Just wondering who to credit with this incredibly useful phrase?

        • pumpchilienthusiast [comrade/them, any]
          hexagon
          ·
          2 years ago

          The 30 Years War podcast he has been doing with Chris Wade is fire and helpful in understanding the unholy birth of capitalism and how we got here. I miss the righteously angry, frothing, gets-the-building-security-called-on-him-because-he-is-yelling-so-loud Matt, but we all gotta get old sometime. Also, I am descended from a long line of midwestern oafs so take that for what you will.

        • Frogmanfromlake [none/use name]
          ·
          2 years ago

          I know him fairly well but haven't listened to the podcast in some time. He had some of the better takes of the Chapo boys from what I remember.

  • bobdolesflaccidunit [he/him]
    ·
    2 years ago

    I watched a bunch of old Chomsky speeches a while back and I kinda feel like he said it in one of them, but I could just be assigning it to him incorrectly. He was definitely elaborating on the idea anyway.

    • chickentendrils [any, comrade/them]
      ·
      2 years ago

      It's the gist of a lot of what he talks about so I'm sure he's said very similar things many different ways.

      As compared with the other capitalist democracies, the United States is considerably more rigid and doctrinaire in its political thinking and analysis.

      • https://chomsky.info/responsibility01/ (Excerpted from Language and Responsibility, Pantheon, 1977)

      On climate change:

      Here’s an interesting case of manufacture of consent and does it work?

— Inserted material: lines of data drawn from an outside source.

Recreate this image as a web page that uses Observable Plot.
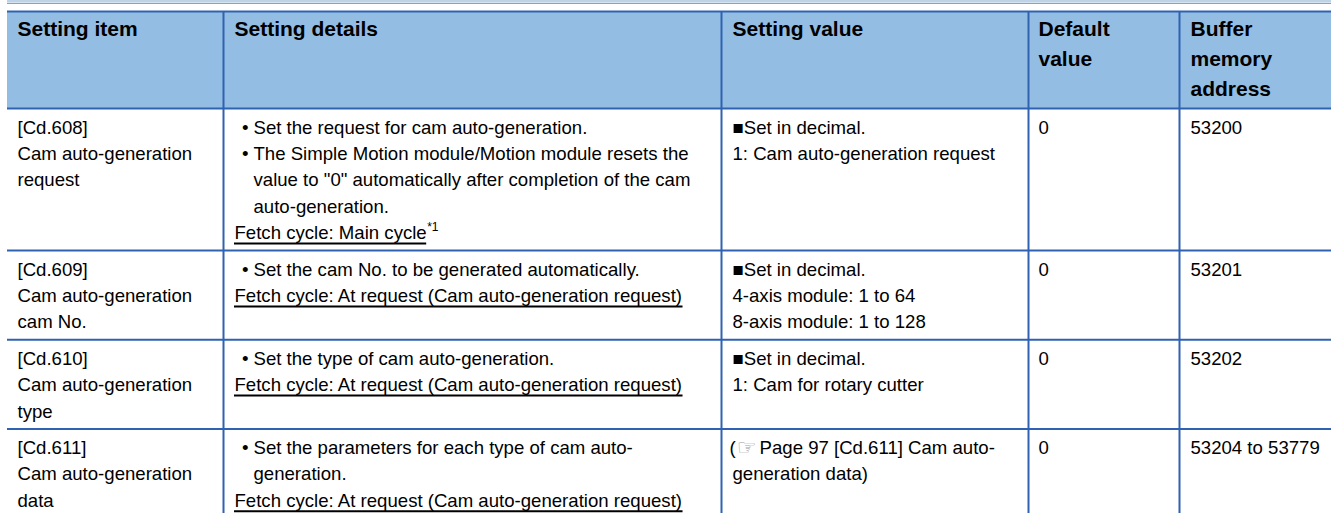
<!DOCTYPE html>
<html>
<head>
<meta charset="utf-8">
<script src="https://cdn.jsdelivr.net/npm/d3@7"></script>
<script src="https://cdn.jsdelivr.net/npm/@observablehq/plot@0.6"></script>
<style>
  html, body { margin: 0; padding: 0; background: #ffffff; }
  svg { display: block; }
</style>
</head>
<body>
<div id="chart"></div>
<script>
// ---------- DATA ----------
const headers = [
  ["Setting item"],
  ["Setting details"],
  ["Setting value"],
  ["Default", "value"],
  ["Buffer", "memory", "address"]
];
const items = [
  ["[Cd.608]", "Cam auto-generation", "request"],
  ["[Cd.609]", "Cam auto-generation", "cam No."],
  ["[Cd.610]", "Cam auto-generation", "type"],
  ["[Cd.611]", "Cam auto-generation", "data"]
];
const details = [
  ["• Set the request for cam auto-generation.",
   "• The Simple Motion module/Motion module resets the",
   "  value to \"0\" automatically after completion of the cam",
   "  auto-generation.",
   "Fetch cycle: Main cycle"],
  ["• Set the cam No. to be generated automatically.",
   "Fetch cycle: At request (Cam auto-generation request)"],
  ["• Set the type of cam auto-generation.",
   "Fetch cycle: At request (Cam auto-generation request)"],
  ["• Set the parameters for each type of cam auto-",
   "  generation.",
   "Fetch cycle: At request (Cam auto-generation request)"]
];
const footnotes = ["*1", "", "", ""];
const values = [
  ["■Set in decimal.", "1: Cam auto-generation request"],
  ["■Set in decimal.", "4-axis module: 1 to 64", "8-axis module: 1 to 128"],
  ["■Set in decimal.", "1: Cam for rotary cutter"],
  ["(☞ Page 97 [Cd.611] Cam auto-", "generation data)"]
];
const defaults = ["0", "0", "0", "0"];
const addresses = ["53200", "53201", "53202", "53204 to 53779"];

// ---------- LAYOUT ----------
const W = 1331, H = 513;
const FONT = '"Liberation Sans", Arial, "DejaVu Sans", sans-serif';
const bodySize = 18.6, headSize = 21, supSize = 12, iconSize = 22;
const lineH = 26.4, headLineH = 30;
const cols = [7, 223, 721, 1028, 1179, W];      // column edges
const pads = [10, 11, 11, 10, 11];
const headTop = 11, headFirstBase = 24, headBottom = 108;
const rowPad = 10, firstBase = 25;
const lineColor = "#2f62b0", headFill = "#93bde3";
const bulletOff = 18.5, indentOff = 30;

const ctx = document.createElement("canvas").getContext("2d");
function tw(s, size, weight = "normal") {
  ctx.font = `${weight} ${size}px ${FONT}`;
  return ctx.measureText(s).width;
}

// row boundaries
const rowTops = [headBottom];
items.forEach((_, i) => {
  const n = Math.max(items[i].length, details[i].length, values[i].length, 1);
  rowTops.push(rowTops[i] + n * lineH + rowPad);
});

const headTexts = [];
headers.forEach((lines, c) => lines.forEach((t, k) =>
  headTexts.push({x: cols[c] + pads[c], y: headTop + headFirstBase + k * headLineH, text: t})));

const body = [], icons = [], sups = [], unders = [];
items.forEach((_, r) => {
  const top = rowTops[r];
  const base = k => top + firstBase + k * lineH;
  items[r].forEach((t, k) => body.push({x: cols[0] + pads[0], y: base(k), text: t}));
  details[r].forEach((t, k) => {
    const x0 = cols[1] + pads[1];
    if (t.startsWith("• ")) {
      body.push({x: cols[1] + bulletOff, y: base(k), text: "•"});
      body.push({x: cols[1] + indentOff, y: base(k), text: t.slice(2)});
    } else if (t.startsWith("  ")) {
      body.push({x: cols[1] + indentOff, y: base(k), text: t.trim()});
    } else {
      body.push({x: x0, y: base(k), text: t});
      if (t.startsWith("Fetch cycle")) {
        const w = tw(t, bodySize);
        unders.push({x1: x0, x2: x0 + w, y: base(k) + 4.5});
        if (footnotes[r]) sups.push({x: x0 + w + 0.5, y: base(k) - 8, text: footnotes[r]});
      }
    }
  });
  values[r].forEach((t, k) => {
    const x0 = cols[2] + pads[2] - 3;
    const idx = t.indexOf("☞");
    if (idx >= 0) {
      const pre = t.slice(0, idx), post = t.slice(idx + 1);
      body.push({x: x0, y: base(k), text: pre});
      const xi = x0 + tw(pre, bodySize) + 1;
      icons.push({x: xi, y: base(k) + 1, text: "☞"});
      body.push({x: xi + tw("☞", iconSize) - 2, y: base(k), text: post});
    } else {
      body.push({x: x0 + 3, y: base(k), text: t});
    }
  });
  body.push({x: cols[3] + pads[3], y: base(0), text: defaults[r]});
  body.push({x: cols[4] + pads[4], y: base(0), text: addresses[r]});
});

const chart = Plot.plot({
  width: W, height: H,
  marginTop: 0, marginRight: 0, marginBottom: 0, marginLeft: 0,
  x: {domain: [0, W], range: [0, W], axis: null},
  y: {domain: [0, H], range: [0, H], axis: null},
  style: {fontFamily: FONT, background: "#ffffff", color: "#000"},
  marks: [
    // top decorative band
    Plot.rect([{x1: cols[0], x2: W, y1: 0, y2: 2.6}], {x1: "x1", x2: "x2", y1: "y1", y2: "y2", fill: "#bcd3e8"}),
    Plot.ruleY([3], {x1: cols[0], x2: W, stroke: "#7fa5c9", strokeWidth: 1}),
    // header fill
    Plot.rect([{x1: cols[0], x2: W, y1: headTop, y2: headBottom}], {x1: "x1", x2: "x2", y1: "y1", y2: "y2", fill: headFill}),
    // horizontal lines
    Plot.ruleY([headTop, ...rowTops], {x1: cols[0], x2: W, stroke: lineColor, strokeWidth: 2}),
    // vertical lines
    Plot.ruleX(cols.slice(1, -1), {y1: headTop, y2: H, stroke: lineColor, strokeWidth: 2}),
    // header text
    Plot.text(headTexts, {x: "x", y: "y", text: "text", textAnchor: "start", lineAnchor: "bottom",
      fontSize: headSize, fontWeight: "bold", fill: "#000", fontFamily: FONT}),
    // body text
    Plot.text(body, {x: "x", y: "y", text: "text", textAnchor: "start", lineAnchor: "bottom",
      fontSize: bodySize, fill: "#000", fontFamily: FONT}),
    Plot.text(icons, {x: "x", y: "y", text: "text", textAnchor: "start", lineAnchor: "bottom",
      fontSize: iconSize, fill: "#9a9a9a", fontFamily: FONT}),
    Plot.text(sups, {x: "x", y: "y", text: "text", textAnchor: "start", lineAnchor: "bottom",
      fontSize: supSize, fill: "#000", fontFamily: FONT}),
    Plot.ruleY(unders, {x1: "x1", x2: "x2", y: "y", stroke: "#000", strokeWidth: 2})
  ]
});
document.getElementById("chart").appendChild(chart);
</script>
</body>
</html>
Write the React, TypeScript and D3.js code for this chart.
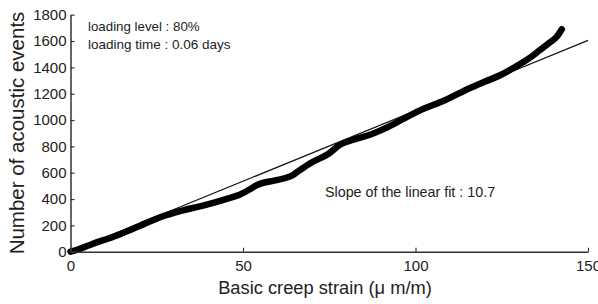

You take a look at international polls on global warming, Americans, who are the most propagandized on this — I mean, there’s huge propaganda efforts to make it believe it’s not happening — they’re a little below the norm, so there’s some effect of the propaganda.

      • https://chomsky.info/20141003/ (interview with Chris Hedges, October 3, 2014)
  • CatEars420 [they/them]
    ·
    edit-2
    2 years ago

    I think this an observation most woke SJW Anarcho-Marxists have made at some point and the phrase can't really be attributed to anyone in particular

    It's like when unconnected scientist across the world make the same discovery around the same time, it's something that pops up naturally to anyone dedicated to thinking about it hard enough

  • blobjim [he/him]
    ·
    2 years ago

    I would prefer "indoctrinated". "Propagandized" isn't a word and makes you sound even more like an internet weirdo.

    • boboblaw [he/him, they/them]
      ·
      2 years ago

      Why do you think it's not a word? It seems to be in multiple major dictionaries, including Merriam-Webster. Peak print usage seems to have been immediately after WWII:

      https://books.google.com/ngrams/graph?year_start=1800&year_end=2019&corpus=26&smoothing=7&case_insensitive=on&content=propagandized

      • blobjim [he/him]
        ·
        2 years ago

        idk it just sounds weird. You don't see it in other tenses often.

        • boboblaw [he/him, they/them]
          ·
          2 years ago

          It serves a niche function. Its not quite synonymous with 'indoctrinated'. People can be propagandized but not indoctrinated, since 'propagandized' only speaks to the attempt, and does not say whether the imparting of a stance is successful.

  • wrecker_vs_dracula [comrade/them]
    ·
    2 years ago

    :galaxy-brain: Destigmatize the term "propaganda". Mass communication can also be useful and good. It just so happens that in the case of the USA, there is much propaganda that is socially harmful.